* **PROBLEM**: Find the word "LaTeX" in the listing; pull out each line holding it.

* **EXTRACTED RECORDS**:
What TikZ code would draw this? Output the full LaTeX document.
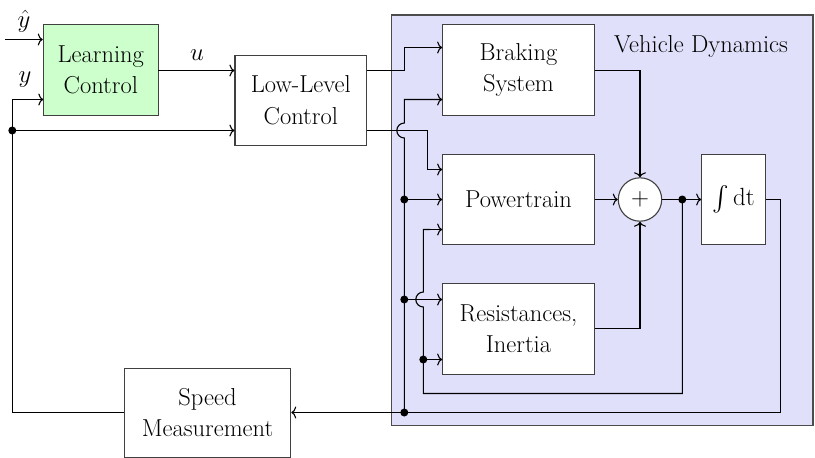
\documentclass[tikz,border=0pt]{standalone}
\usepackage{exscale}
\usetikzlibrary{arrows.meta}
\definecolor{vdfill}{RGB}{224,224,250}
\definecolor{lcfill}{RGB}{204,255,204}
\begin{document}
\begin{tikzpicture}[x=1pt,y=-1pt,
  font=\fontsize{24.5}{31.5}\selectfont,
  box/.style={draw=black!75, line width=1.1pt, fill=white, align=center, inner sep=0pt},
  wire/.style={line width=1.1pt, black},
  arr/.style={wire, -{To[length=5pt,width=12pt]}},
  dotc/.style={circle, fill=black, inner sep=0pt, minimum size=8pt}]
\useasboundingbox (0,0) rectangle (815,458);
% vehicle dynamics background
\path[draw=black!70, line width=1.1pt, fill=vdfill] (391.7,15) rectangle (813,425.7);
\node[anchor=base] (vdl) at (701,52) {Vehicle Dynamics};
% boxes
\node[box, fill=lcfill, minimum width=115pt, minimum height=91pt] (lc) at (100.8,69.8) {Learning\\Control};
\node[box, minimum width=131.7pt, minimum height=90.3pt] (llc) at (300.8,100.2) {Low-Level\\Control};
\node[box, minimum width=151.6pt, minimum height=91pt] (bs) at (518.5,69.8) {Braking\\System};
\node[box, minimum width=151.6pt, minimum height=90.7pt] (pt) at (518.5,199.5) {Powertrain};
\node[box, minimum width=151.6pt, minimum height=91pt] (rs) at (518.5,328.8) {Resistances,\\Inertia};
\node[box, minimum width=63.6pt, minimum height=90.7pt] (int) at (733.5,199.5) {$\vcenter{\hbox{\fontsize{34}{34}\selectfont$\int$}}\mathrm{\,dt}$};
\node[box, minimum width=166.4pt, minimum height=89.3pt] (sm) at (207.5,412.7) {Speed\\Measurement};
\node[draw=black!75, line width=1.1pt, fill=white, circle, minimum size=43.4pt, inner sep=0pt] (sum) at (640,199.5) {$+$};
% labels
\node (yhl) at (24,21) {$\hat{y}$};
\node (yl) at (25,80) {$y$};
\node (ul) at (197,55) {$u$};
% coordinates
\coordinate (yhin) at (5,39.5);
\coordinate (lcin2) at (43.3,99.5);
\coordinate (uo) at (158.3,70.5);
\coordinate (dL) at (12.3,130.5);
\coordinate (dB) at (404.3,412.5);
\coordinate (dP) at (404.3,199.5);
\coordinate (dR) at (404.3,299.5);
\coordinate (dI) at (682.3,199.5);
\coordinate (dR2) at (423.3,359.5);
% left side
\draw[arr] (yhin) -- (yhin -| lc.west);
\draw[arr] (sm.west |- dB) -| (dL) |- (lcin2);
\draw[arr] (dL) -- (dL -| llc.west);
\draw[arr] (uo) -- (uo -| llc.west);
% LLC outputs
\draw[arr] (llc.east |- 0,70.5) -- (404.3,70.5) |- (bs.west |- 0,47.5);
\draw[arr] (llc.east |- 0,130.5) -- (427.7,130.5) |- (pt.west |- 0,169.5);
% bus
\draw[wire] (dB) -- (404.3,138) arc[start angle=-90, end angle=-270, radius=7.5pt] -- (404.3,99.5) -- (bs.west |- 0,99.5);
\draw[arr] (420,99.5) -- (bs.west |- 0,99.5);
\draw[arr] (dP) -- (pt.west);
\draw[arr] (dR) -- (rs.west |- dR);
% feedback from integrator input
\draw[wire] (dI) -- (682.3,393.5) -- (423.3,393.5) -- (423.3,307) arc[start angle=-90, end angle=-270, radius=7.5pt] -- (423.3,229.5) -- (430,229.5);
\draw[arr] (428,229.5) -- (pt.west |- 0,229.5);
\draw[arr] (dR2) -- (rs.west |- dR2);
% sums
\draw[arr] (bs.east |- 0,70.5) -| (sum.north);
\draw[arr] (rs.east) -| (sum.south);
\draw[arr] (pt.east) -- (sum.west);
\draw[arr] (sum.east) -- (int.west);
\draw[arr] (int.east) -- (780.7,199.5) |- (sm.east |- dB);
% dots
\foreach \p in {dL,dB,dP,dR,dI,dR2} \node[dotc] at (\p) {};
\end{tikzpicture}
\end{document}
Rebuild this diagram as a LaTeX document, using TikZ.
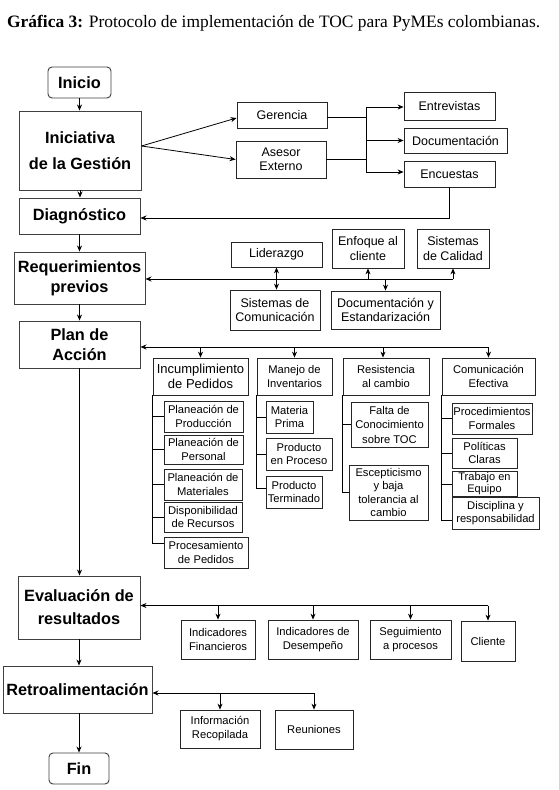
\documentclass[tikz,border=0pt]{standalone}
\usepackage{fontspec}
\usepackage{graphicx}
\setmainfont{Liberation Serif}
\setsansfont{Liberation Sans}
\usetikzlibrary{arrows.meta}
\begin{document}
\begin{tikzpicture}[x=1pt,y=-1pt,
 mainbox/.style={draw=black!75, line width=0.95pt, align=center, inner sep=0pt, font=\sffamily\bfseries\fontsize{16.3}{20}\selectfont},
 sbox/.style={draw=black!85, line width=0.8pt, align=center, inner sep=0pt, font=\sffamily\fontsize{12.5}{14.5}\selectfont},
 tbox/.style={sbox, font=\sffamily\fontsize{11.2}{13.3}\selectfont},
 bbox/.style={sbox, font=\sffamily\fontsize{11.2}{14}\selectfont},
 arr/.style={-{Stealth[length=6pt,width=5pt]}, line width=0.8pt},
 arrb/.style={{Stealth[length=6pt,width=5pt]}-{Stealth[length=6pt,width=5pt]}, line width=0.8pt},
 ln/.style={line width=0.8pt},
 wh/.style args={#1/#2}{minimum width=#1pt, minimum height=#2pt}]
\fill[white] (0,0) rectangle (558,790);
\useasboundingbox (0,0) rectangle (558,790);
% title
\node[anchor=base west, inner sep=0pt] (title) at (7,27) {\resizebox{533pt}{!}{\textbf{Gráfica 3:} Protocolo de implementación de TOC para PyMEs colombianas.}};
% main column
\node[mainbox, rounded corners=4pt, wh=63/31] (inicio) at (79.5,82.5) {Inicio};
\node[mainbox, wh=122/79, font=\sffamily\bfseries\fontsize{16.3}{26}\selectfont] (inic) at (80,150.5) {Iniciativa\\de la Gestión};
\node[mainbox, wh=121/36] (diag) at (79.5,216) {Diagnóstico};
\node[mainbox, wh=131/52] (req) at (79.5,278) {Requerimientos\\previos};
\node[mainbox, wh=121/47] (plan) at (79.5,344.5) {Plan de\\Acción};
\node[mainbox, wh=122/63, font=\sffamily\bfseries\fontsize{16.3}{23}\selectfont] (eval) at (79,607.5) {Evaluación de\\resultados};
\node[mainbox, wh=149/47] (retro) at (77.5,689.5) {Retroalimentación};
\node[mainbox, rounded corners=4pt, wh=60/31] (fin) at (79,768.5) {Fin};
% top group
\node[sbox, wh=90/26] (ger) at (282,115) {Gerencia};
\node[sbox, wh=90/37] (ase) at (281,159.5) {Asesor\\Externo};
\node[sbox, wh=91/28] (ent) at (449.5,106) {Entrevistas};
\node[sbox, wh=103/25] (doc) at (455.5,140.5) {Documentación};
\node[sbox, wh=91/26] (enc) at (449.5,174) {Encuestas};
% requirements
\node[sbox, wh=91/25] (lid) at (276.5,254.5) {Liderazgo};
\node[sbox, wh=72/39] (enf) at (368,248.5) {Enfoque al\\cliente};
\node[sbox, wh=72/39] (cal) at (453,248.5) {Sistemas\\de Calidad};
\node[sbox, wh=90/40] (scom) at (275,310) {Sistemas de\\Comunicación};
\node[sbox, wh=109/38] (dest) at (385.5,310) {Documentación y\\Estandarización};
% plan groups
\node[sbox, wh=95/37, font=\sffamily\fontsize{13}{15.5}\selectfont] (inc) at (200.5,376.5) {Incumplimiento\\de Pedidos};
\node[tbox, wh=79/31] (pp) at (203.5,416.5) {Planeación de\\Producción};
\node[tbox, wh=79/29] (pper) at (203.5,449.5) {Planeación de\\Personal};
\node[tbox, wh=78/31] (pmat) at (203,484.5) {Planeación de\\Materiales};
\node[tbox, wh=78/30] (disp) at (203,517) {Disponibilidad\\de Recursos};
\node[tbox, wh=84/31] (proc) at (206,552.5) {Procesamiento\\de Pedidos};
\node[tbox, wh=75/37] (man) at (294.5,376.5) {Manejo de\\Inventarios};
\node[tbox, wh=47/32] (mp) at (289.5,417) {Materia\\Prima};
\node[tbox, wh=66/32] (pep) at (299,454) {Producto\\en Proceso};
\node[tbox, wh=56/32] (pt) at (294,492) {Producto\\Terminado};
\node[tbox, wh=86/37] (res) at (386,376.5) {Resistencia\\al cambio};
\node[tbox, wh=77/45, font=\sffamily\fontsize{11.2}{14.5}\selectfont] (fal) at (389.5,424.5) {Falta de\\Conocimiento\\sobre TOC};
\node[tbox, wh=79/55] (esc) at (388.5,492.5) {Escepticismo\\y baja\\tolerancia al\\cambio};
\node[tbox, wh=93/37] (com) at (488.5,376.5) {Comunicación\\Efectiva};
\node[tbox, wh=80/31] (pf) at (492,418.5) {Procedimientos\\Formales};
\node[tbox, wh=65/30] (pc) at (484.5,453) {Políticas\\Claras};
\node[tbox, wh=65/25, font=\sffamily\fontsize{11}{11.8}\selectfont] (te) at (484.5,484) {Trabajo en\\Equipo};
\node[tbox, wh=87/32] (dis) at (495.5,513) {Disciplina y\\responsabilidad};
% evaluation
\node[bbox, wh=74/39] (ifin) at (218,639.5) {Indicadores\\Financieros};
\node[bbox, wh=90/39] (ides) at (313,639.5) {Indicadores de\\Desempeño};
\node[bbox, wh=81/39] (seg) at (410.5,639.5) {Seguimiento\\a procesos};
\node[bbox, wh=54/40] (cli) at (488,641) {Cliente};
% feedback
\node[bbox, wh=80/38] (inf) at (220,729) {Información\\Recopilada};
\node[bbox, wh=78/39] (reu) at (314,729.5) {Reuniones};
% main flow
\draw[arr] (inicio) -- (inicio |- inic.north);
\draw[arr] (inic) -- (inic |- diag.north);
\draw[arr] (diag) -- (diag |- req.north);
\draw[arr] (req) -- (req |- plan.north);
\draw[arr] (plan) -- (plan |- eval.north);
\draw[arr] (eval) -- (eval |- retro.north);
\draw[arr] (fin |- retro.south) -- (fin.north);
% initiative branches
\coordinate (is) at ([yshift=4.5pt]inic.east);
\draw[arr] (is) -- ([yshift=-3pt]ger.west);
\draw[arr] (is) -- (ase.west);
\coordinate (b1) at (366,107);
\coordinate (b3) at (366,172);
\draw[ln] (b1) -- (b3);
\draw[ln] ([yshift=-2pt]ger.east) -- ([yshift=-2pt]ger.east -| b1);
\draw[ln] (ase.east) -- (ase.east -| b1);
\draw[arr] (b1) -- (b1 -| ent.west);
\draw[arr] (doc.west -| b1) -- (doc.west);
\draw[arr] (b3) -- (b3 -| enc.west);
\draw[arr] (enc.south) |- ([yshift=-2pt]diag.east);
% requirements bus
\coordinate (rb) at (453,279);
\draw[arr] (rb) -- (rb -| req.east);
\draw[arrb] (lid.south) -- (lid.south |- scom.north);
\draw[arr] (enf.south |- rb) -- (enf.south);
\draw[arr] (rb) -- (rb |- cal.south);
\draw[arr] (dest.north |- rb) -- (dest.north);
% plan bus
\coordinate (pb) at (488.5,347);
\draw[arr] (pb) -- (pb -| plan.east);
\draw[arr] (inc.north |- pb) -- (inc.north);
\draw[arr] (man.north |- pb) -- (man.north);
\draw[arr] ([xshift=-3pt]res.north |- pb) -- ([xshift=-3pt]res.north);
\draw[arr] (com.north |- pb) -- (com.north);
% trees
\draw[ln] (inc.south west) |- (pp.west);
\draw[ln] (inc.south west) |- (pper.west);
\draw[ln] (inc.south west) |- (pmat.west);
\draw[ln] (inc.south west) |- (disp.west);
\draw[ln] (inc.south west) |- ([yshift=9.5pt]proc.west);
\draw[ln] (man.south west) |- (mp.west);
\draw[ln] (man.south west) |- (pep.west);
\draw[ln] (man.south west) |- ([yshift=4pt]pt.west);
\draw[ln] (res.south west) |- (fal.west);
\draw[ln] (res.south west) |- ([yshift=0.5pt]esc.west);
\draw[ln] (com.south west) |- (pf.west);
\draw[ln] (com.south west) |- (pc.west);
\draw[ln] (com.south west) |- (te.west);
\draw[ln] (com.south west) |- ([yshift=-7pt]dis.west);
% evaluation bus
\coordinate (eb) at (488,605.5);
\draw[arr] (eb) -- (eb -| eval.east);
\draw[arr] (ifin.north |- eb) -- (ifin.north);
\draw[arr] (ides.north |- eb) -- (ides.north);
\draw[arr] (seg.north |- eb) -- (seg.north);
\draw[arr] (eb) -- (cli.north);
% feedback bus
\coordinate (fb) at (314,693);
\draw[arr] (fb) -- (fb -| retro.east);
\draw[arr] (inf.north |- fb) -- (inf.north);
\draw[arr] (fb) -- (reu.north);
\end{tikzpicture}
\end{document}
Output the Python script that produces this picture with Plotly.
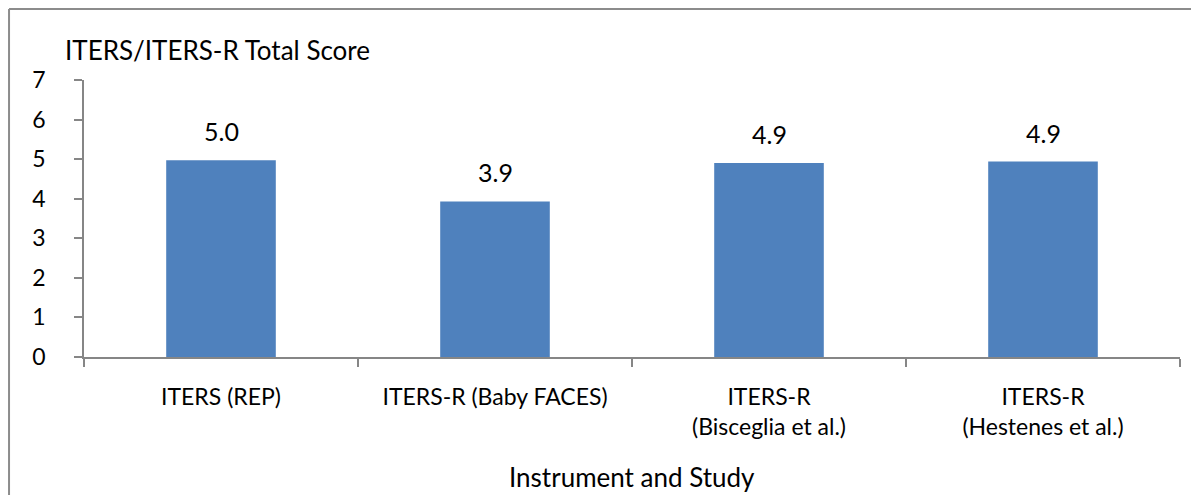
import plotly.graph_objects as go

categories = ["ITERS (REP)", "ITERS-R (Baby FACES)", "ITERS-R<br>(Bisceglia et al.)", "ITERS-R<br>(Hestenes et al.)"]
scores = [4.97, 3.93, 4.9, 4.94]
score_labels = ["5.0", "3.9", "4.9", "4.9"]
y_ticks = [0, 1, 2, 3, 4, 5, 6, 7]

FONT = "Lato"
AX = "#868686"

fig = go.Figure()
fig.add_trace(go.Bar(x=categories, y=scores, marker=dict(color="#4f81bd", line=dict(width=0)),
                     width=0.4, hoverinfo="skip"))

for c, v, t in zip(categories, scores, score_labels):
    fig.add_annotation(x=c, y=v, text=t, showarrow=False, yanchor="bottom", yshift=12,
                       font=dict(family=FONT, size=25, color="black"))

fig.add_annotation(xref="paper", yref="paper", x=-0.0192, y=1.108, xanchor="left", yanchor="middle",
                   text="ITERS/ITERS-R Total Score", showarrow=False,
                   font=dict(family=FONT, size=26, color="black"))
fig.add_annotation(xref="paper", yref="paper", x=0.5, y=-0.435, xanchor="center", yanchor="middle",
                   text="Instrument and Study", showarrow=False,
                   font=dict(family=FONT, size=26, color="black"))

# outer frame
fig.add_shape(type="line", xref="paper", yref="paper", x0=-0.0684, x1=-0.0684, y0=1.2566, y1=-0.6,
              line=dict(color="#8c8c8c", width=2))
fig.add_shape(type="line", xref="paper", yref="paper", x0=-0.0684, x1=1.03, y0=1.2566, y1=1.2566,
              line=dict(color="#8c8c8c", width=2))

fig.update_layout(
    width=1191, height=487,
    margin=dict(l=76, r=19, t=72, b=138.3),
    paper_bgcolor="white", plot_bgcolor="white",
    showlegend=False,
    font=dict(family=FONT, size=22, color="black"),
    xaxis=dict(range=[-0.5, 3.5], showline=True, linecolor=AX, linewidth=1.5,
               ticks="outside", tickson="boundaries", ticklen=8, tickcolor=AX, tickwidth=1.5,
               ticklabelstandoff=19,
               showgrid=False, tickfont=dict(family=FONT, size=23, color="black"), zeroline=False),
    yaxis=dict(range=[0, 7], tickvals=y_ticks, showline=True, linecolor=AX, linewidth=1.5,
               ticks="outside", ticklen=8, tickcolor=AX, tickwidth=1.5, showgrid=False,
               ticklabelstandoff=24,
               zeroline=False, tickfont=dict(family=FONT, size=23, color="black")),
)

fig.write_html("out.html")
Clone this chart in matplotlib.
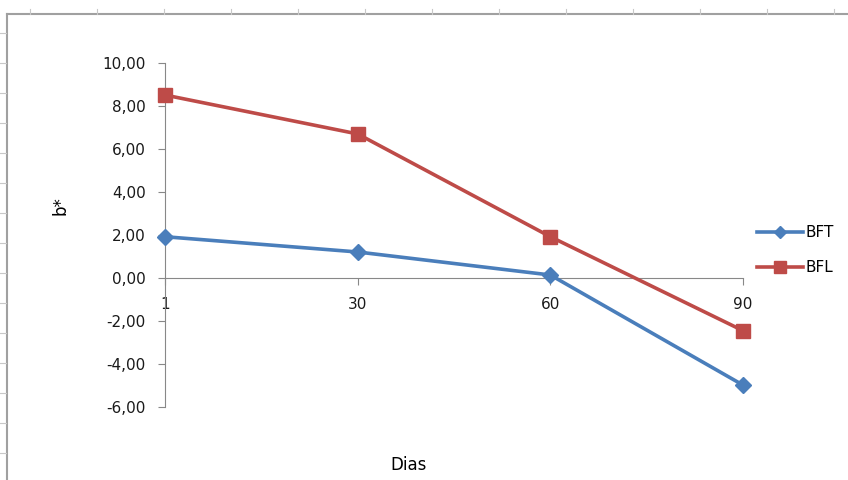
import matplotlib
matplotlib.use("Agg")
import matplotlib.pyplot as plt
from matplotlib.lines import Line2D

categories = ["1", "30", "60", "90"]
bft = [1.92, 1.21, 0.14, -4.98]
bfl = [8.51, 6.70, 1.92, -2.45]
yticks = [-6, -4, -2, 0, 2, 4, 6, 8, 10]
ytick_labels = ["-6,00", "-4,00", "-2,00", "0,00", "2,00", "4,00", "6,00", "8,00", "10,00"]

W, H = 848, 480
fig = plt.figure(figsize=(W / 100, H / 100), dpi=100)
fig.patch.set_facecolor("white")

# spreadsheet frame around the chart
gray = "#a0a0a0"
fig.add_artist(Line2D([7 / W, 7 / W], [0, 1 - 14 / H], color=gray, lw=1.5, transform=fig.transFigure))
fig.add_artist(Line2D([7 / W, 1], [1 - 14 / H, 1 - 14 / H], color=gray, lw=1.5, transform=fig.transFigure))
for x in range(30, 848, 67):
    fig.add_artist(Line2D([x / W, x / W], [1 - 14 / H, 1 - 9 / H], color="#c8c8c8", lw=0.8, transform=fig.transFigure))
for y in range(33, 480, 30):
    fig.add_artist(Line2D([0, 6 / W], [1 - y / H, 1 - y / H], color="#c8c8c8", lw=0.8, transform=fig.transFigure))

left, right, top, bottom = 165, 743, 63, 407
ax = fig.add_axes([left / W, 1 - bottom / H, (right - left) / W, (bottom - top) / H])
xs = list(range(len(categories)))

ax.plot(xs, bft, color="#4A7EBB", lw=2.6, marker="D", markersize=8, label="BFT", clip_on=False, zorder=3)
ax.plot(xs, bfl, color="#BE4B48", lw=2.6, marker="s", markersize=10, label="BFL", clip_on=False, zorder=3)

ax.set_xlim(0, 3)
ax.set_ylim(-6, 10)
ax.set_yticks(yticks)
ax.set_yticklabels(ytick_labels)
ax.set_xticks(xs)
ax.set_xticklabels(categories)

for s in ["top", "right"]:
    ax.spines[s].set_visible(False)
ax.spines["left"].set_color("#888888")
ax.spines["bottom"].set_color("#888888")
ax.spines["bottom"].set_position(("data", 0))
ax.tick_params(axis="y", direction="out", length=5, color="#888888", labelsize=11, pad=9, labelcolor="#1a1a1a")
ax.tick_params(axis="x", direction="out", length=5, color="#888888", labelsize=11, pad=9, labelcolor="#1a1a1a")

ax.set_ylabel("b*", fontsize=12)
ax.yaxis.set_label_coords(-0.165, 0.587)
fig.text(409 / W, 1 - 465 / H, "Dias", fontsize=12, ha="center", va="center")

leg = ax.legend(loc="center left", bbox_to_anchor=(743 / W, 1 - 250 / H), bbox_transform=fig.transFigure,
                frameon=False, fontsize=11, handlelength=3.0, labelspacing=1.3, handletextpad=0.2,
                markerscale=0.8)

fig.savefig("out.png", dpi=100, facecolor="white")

* **RESULT OF THE EXERCISE**:
What TikZ code would draw this? Output the full LaTeX document.
Rebuild this diagram as a LaTeX document, using TikZ.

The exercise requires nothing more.